Question: The shape of \[Xe{O_2}{F_2}\] molecule is A. trigonal bipyramidal B. Square planer C. tetrahed...

Question

The shape of $Xe{O_2}{F_2}$ molecule is
A. trigonal bipyramidal
B. Square planer
C. tetrahedral
D. See saw

Answer 1

Solution

In order to solve this question, first we must know the molecular geometry and bond angles of Xenon Dioxide Difluoride $\left( {Xe{O_2}{F_2}} \right)$ . Then we will use the molecular geometry of $Xe{O_2}{F_2}$ to find its position and shape so that we get the required answer.

Complete step by step answer:
Firstly, we must know the concept of $Xe{O_2}{F_2}$ which is the molecular formula of Xenon Dioxide Difluoride. In Xenon Dioxide Difluoride, Its components are xenon, oxygen and fluoride.
Xenon will be the central atom which will have 8 valence electrons. The fluoride atom will be the monovalent surrounding atom. The oxygen atom will be the divalent surrounding atom.

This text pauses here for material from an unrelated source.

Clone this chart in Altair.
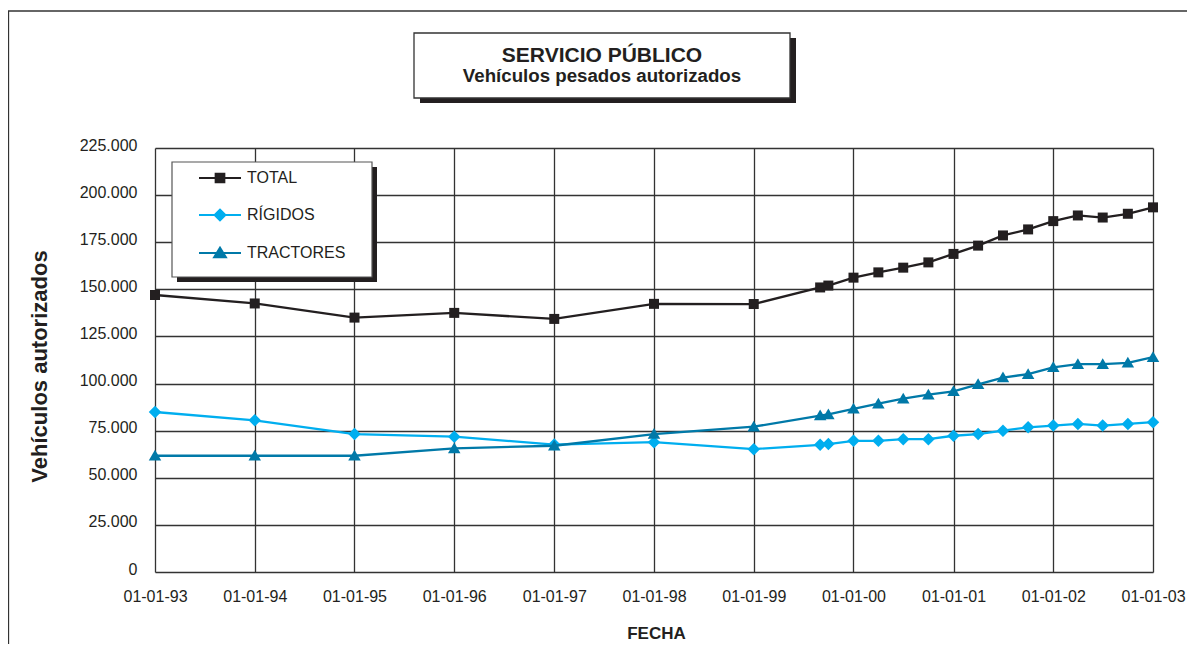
import altair as alt
import pandas as pd

# ---------------- data ----------------
fechas = ["1993-01-01", "1994-01-01", "1995-01-01", "1996-01-01", "1997-01-01",
          "1998-01-01", "1999-01-01",
          "1999-09-01", "1999-10-01",
          "2000-01-01", "2000-04-01", "2000-07-01", "2000-10-01",
          "2001-01-01", "2001-04-01", "2001-07-01", "2001-10-01",
          "2002-01-01", "2002-04-01", "2002-07-01", "2002-10-01",
          "2003-01-01"]
total = [147000, 142500, 135000, 137500, 134300, 142300, 142200,
         151000, 152000,
         156200, 159000, 161500, 164300,
         168800, 173200, 178600, 181800,
         186200, 189200, 188100, 190100,
         193500]
rigidos = [84900, 80500, 73200, 71800, 67600, 68900, 65200,
           67500, 67900,
           69600, 69600, 70500, 70500,
           72300, 73200, 75000, 76800,
           77700, 78600, 77700, 78600,
           79500]
tractores = [61700, 61700, 61700, 65600, 67000, 73200, 77100,
             83000, 83600,
             86600, 89300, 92000, 94100,
             95900, 99600, 103200, 105000,
             108600, 110300, 110300, 111000,
             114000]

series = ["TOTAL", "RÍGIDOS", "TRACTORES"]
colores = ["#231f20", "#00aeef", "#0079a8"]
x_ticks = ["1993-01-01", "1994-01-01", "1995-01-01", "1996-01-01", "1997-01-01",
           "1998-01-01", "1999-01-01", "2000-01-01", "2001-01-01", "2002-01-01",
           "2003-01-01"]
y_ticks = [0, 25000, 50000, 75000, 100000, 125000, 150000, 175000, 200000, 225000]
titulo = ["SERVICIO PÚBLICO", "Vehículos pesados autorizados"]
eje_x = "FECHA"
eje_y = "Vehículos autorizados"

# marker shapes (unit paths) and legend symbols (line + marker)
marker_paths = ["M-1,-1H1V1H-1Z",
                "M-1.25,0L0,-1.25L1.25,0L0,1.25Z",
                "M-1.25,0.95L0,-1.2L1.25,0.95Z"]
legend_paths = ["M-4.2,0H4.2" + p for p in
                ["M-0.85,-0.85H0.85V0.85H-0.85Z",
                 "M-1.05,0L0,-1.05L1.05,0L0,1.05Z",
                 "M-1.15,0.85L0,-1.05L1.15,0.85Z"]]

rows = []
for s, vals in zip(series, [total, rigidos, tractores]):
    for f, v in zip(fechas, vals):
        rows.append({"fecha": f, "serie": s, "valor": v})
df = pd.DataFrame(rows)


def to_ms(d):
    return int(pd.Timestamp(d, tz="UTC").timestamp() * 1000)


x_tick_ms = [to_ms(d) for d in x_ticks]

FONT = "Liberation Sans, Arial, Helvetica, sans-serif"
INK = "#231f20"
GRID = "#333333"

W, H = 998, 424

x_enc = alt.X(
    "fecha:T",
    scale=alt.Scale(type="utc", domain=[x_tick_ms[0], x_tick_ms[-1]]),
    axis=alt.Axis(values=x_tick_ms, format="%d-%m-%y", labelFont=FONT,
                  labelFontSize=16, labelColor=INK, labelPadding=16,
                  labelFlush=False, labelOverlap=False,
                  ticks=False, tickSize=0, domain=False, grid=True,
                  gridColor=GRID, gridWidth=1.3, gridOpacity=1,
                  title=eje_x, titleFont=FONT, titleFontSize=17,
                  titleFontWeight="bold", titleColor=INK,
                  titleBaseline="alphabetic", titleY=66, titleX=501),
)
y_enc = alt.Y(
    "valor:Q",
    scale=alt.Scale(domain=[0, 225000], nice=False, zero=True),
    axis=alt.Axis(values=y_ticks,
                  labelExpr="replace(format(datum.value, ','), ',', '.')",
                  labelFont=FONT, labelFontSize=16, labelColor=INK,
                  labelPadding=18, labelOffset=-3, ticks=False, tickSize=0,
                  domain=False, grid=True, gridColor=GRID, gridWidth=1.3,
                  gridOpacity=1, title=eje_y, titleFont=FONT,
                  titleFontSize=22, titleFontWeight="bold", titleColor=INK,
                  titleBaseline="alphabetic", titleX=-109, titleY=218,
                  titleAngle=270),
)

base = alt.Chart(df)

series_layers = []
for s, c, p in zip(series, colores, marker_paths):
    sub = base.transform_filter(alt.datum.serie == s)
    series_layers.append(
        sub.mark_line(strokeWidth=2.3, color=c).encode(x=x_enc, y=y_enc))
    series_layers.append(
        sub.mark_point(shape=p, filled=True, size=100, opacity=1, color=c)
        .encode(x=x_enc, y=y_enc))

one = pd.DataFrame({"k": [0]})

frame_top = alt.Chart(one).mark_rule(color="#333333", strokeWidth=1.3).encode(
    x=alt.value(-147), x2=alt.value(1040), y=alt.value(-137))
frame_left = alt.Chart(one).mark_rule(color="#333333", strokeWidth=1.3).encode(
    x=alt.value(-146.5), y=alt.value(-137), y2=alt.value(510))

title_shadow = alt.Chart(one).mark_rect(color=INK).encode(
    x=alt.value(265), x2=alt.value(641), y=alt.value(-110), y2=alt.value(-45))
title_box = alt.Chart(one).mark_rect(fill="white", stroke="#333333", strokeWidth=1.3).encode(
    x=alt.value(259), x2=alt.value(635), y=alt.value(-115), y2=alt.value(-50))
title_l1 = alt.Chart(one).mark_text(font=FONT, fontSize=21, fontWeight="bold", color=INK,
                                    align="center", baseline="alphabetic").encode(
    x=alt.value(447), y=alt.value(-86), text=alt.value(titulo[0]))
title_l2 = alt.Chart(one).mark_text(font=FONT, fontSize=18.7, fontWeight="bold", color=INK,
                                    align="center", baseline="alphabetic").encode(
    x=alt.value(447), y=alt.value(-66), text=alt.value(titulo[1]))

leg_shadow = alt.Chart(one).mark_rect(color=INK).encode(
    x=alt.value(22), x2=alt.value(222), y=alt.value(19), y2=alt.value(134))
leg_box = alt.Chart(one).mark_rect(fill="white", stroke="#555555", strokeWidth=1.2).encode(
    x=alt.value(17), x2=alt.value(217), y=alt.value(14), y2=alt.value(129))

leg_def = alt.Legend(title=None, orient="none", legendX=57, legendY=22,
                     labelFont=FONT, labelFontSize=16, labelColor=INK,
                     padding=0, rowPadding=18, labelOffset=19,
                     symbolSize=100, symbolStrokeWidth=2.2, symbolOpacity=1)
legend_layer = alt.Chart(pd.DataFrame({"serie": series})).mark_point(
    filled=True, size=100, strokeWidth=2.2, opacity=1).encode(
    x=alt.value(-3000), y=alt.value(-3000),
    fill=alt.Fill("serie:N", scale=alt.Scale(domain=series, range=colores), legend=leg_def),
    stroke=alt.Stroke("serie:N", scale=alt.Scale(domain=series, range=colores), legend=leg_def),
    shape=alt.Shape("serie:N", scale=alt.Scale(domain=series, range=legend_paths), legend=leg_def),
)

chart = alt.layer(
    frame_top, frame_left, title_shadow, title_box, title_l1, title_l2,
    leg_shadow, leg_box, *series_layers, legend_layer,
).properties(
    width=W, height=H,
    autosize=alt.AutoSizeParams(type="none"),
    padding={"left": 147, "top": 140, "right": 34, "bottom": 72},
    background="white",
).configure_view(stroke=None)

chart.save("out.html", embed_options={"renderer": "svg", "actions": False})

In order to do hybridization of $Xe{O_2}{F_2}$ :
We will take the eight valence electrons of Xenon and add 2 monovalent fluorine atoms. The whole sum will be divided by 2 at the end. The hybridization of Xenon (which is the central atom) is $s{p^3}d$ . In Xenon Dioxide Difluoride, there will be $5s{p^3}d$ . There are five electron pairs around the central atom where it will contain 4 bond pairs and 1 lone pair.
Xenon belongs to a noble gas family which means that it does not have to form any bonds to complete its octet.

$Xe{O_2}{F_2}$ molecular geometry and bond angles-
$Xe{O_2}{F_2}$ molecular geometry is originally said to be trigonal bi-pyramidal but due to the presence of lone pair on equatorial position, the actual shape becomes see-saw. The repulsion between the bond pair and lone pair of electrons will be more. Here, fluoride will be axial atoms and oxygen will be equatorial atoms. As for the angles, the $O - Xe - O$ angle will be 105.7 degrees, $O - Xe - F$ will be 91.6 degrees, and $F - Xe - F$ will be 174.7 degrees.

From the above properties of $Xe{O_2}{F_2}$ , we conclude that the shape of $Xe{O_2}{F_2}$ is see-saw. So, the correct answer is “Option D”.

Note: Whenever we get this problem, one can get confused between trigonal bi-pyramidal and see - saw shape as the molecular geometry of $Xe{O_2}{F_2}$ is originally said to be a trigonal bi-pyramid but due to the presence of lone pairs on equatorial positions, the actual shape will be see – saw.